The 6'er crowd voted, and decided we can be off our meds this week.


----------



## racerdave (Sep 15, 2003)

Congrats... I love S2ks. Yours looks awesome, especially with those wheels.


----------



## ProV1 (Oct 13, 2003)

congrats! i luv my s2k. mine is a 03 sebring silver/all red leather. took me a while to find this combo..! 

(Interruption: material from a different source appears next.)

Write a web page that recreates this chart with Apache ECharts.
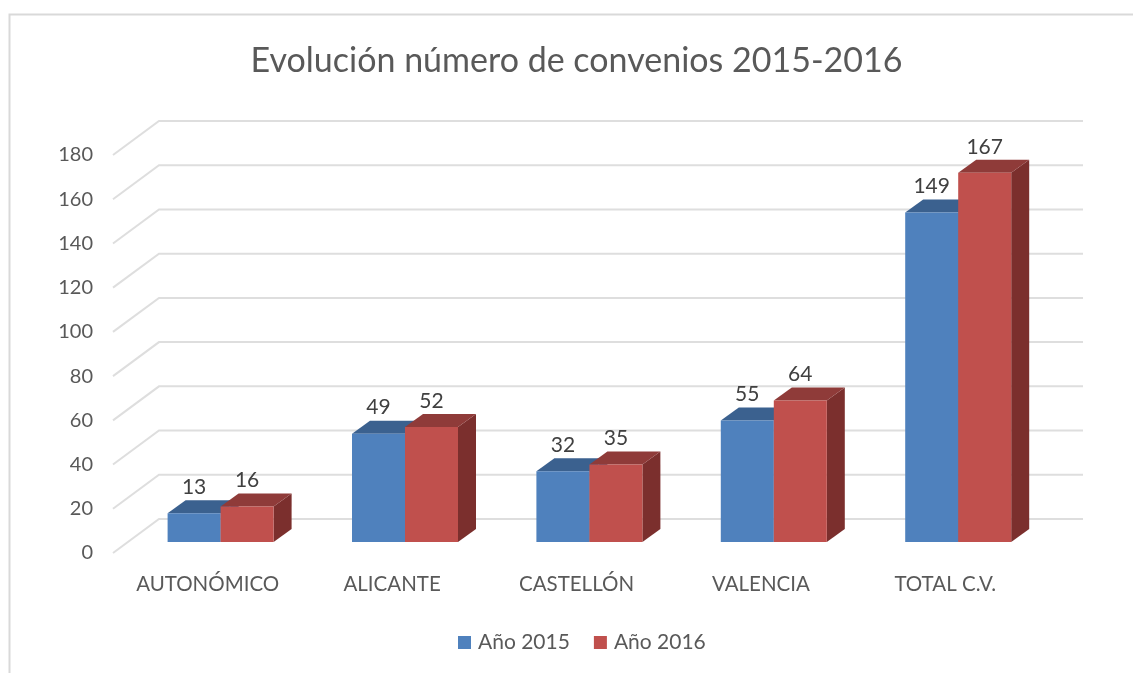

you should consider getting a lower front lip spoiler, it makes the car look so much better imo.


----------



## Nick325xiT 5spd (Dec 24, 2001)

EdCT said:


> I test drove the S2k before buying a Z4.
> 
> You can't get a Z4 for 20k. The Z4 has a more "upmarket" feel and a scosche more room.
> 
> ...


Not the autocross course, though. The S2k is clearly faster there.


----------



## swchang (Oct 5, 2003)

So, so beautiful. Congrats!


----------



## KrisL (Dec 22, 2001)

Thanks everyone. I'm wonder why I never considered one of these. It's just so raw... I love it.


I think the S2K and 330i are the two perfect cars for one to have in their garage . One roadster, one sporty 4 door.


----------



## iateyourcheese (Sep 9, 2004)

atyclb said:


> s2000s are fat pigs


:rofl:

What do you drive an Elise or something?


----------



## swchang (Oct 5, 2003)

KrisL said:


> Thanks everyone. I'm wonder why I never considered one of these. It's just so raw... I love it.
> 
> I think the S2K and 330i are the two perfect cars for one to have in their garage . One roadster, one sporty 4 door.


I concur.


----------



## Mr. The Edge (Dec 19, 2001)

bmw330pp said:


> Theres such a thing as "M3 tires"?:slap:


some M3s come with Contis that are stamped with M3 on them


----------



## Penforhire (Dec 17, 2005)

I don't see the tire wear (OEM special-model S02's for that year) as an issue. I had and raced a 2001 S2000. Rear tires were shot around every 6K miles while fronts would last maybe 14K (sooner if you don't want hydroplaning in the wet). Why is that an issue for serious sticky rubber? This is a performance machine, not a touring rig. My Z06 ran through tires at about the same pace (fronts almost same rate as rears). I could have gotten longer life if I drove more sanely -- to get mid-5 second 0-60 times you have to keep the rear tires spinning (high-rev clutch drop) to keep the engine in its powerband. 

The car rotates easily and I can see where the general public should maybe not push this car hard. But it is a lot of fun in experienced hands. They softened handling in later years, along with more torque (2.2L instead of 2.0L) and reduced redline, and a glass rear window. IMO they ruined the intent of the vehicle but they're now selling to people who wouldn't buy the earlier beast-machine.


----------



## ProV1 (Oct 13, 2003)

i got a 04 325i sport 5sp & 03 s2000 (sebring silver/red leather), and i am going to stick w/ this 2car combo for a WHILE. 

AP2 (04+) S2000s have 8000rpm redline vs 9000, slightly more torque and also traction control standard. 

there's a rumor 07 will be the last year for S2000... we'll see.


----------



## KrisL (Dec 22, 2001)

ProV1 said:


> i got a 04 325i sport 5sp & 03 s2000 (sebring silver/red leather), and i am going to stick w/ this 2car combo for a WHILE.
> 
> AP2 (04+) S2000s have 8000rpm redline vs 9000, slightly more torque and also traction control standard.
> 
> there's a rumor 07 will be the last year for S2000... we'll see.


Actually traction control didn't come until MY2006.


----------



## AK (Jan 19, 2002)

Anyone wanna buy mine? It's an '02 with 35K miles. Red on black. Bone stock mechanically with some nice aftermarket stereo mods (amp, MP3 CD changer, JL Audio stealth sub). Hasn't been a daily driver for the 2 years I've owned it. Located in SoCal.


----------



## realCL23 (Dec 3, 2005)

Nice car! my dad used to own a 2002 S2000 also brand new. However after 3 years he sold it with only 6000 miles on the odo...
It was a great car though very fun to drive. There are few cars out there that can accelerate to 9000rpm.


----------



## swchang (Oct 5, 2003)

3-series + S2000 = dream combo.


----------



## rumratt (Feb 22, 2003)

swchang said:


> 3-series + Lotus Elise = dream combo.


Fixed.


----------